3rd meeting with the wise men in last months tonight (just returned to hotel).
China is imploding, and government is pulling every trick in the playbook to conceal the pace and scale of their meltdown.
ZH: "psychological damage"?
Zero Hedge has spent far too much time with western volatily :p
performance of SSE this year is pretty much what most Chinese think stock markets are, only at a Chinese factor of rates and growth rather than at a western factor of rate and growth
this is less damaging and more positive reinforcement for a sentiment that already exists lol
TIS –
What's your gut feeling on whether or not China is likely to trigger the Big Event this year?
They had a taste for profits. As soon as their market recovers 2% they double up and flock in en masse.
I know a lot of investors who think like that and they all think they’ve got a system and that they can influence a stock with ninja mind tricks...-
It's amazing to watch the volatility on SHCOMP right now. There's literally not a single long-term investor anywhere in China at the moment.
It's bottoming! Pile inside!
+2% in five minutes
It's peaking! Everyone squeeze out quick!
-3% in five minutes
This must be that famous long-term thinking that I've heard about.
Som won bot bad debt vechacol
Wait, could be worse. Venezuela's inflation rate is now running at 510% per year, and still climbing.

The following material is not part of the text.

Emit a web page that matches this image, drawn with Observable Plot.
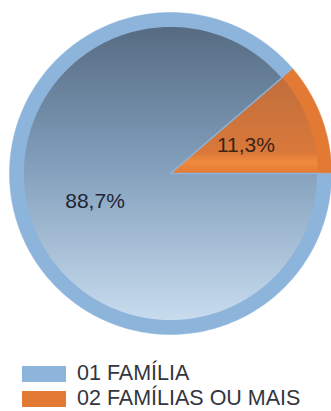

Hooray for Marxism -- another evil free market capitalist economy has been destroyed!
Everything is fine because no one is doing anything and they're not going anywhere either.
Kick back! Relax!
It's all good!
Schrödinger's cat is dead, and it bounced yesterday.
Quoting a friend in Hangzhou two weeks ago. "But everyone is making money. Feel bad." Everyone there was feeling rich but her.

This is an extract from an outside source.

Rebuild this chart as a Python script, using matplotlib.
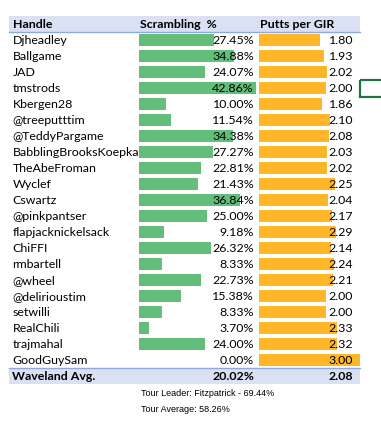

Stock markets around the world are getting bizark. Sign of impending meltdown.
The Tylers did just point out that many NYSE listed companies are plowing profit right back to the stock holder to keep the 'confidence' (thus no real potential for growth), but if there are still is lager enough group companies that are not paying dividends and the run for cash starts, the whole market will tumble with the herd mentality. Only those that have invested right and can circle the wagons and have enough supplies for atleast a year will make it out of a huge downslide. a 1987 senerio that is strung out over two weeks (those trading 'brakes') or more would have a very damaging psychological effect. Irrational exuberance would be cured for some time and there would be a lot of loosers.
Just a bunch of dumb, irrational fucks who refuse to take out more margin debt.
I'd bet that the 'Hand of God' (PBOC) caused a 'dead cat' bounce and they know it.. Probably from the JPM / FED playbook that they stole.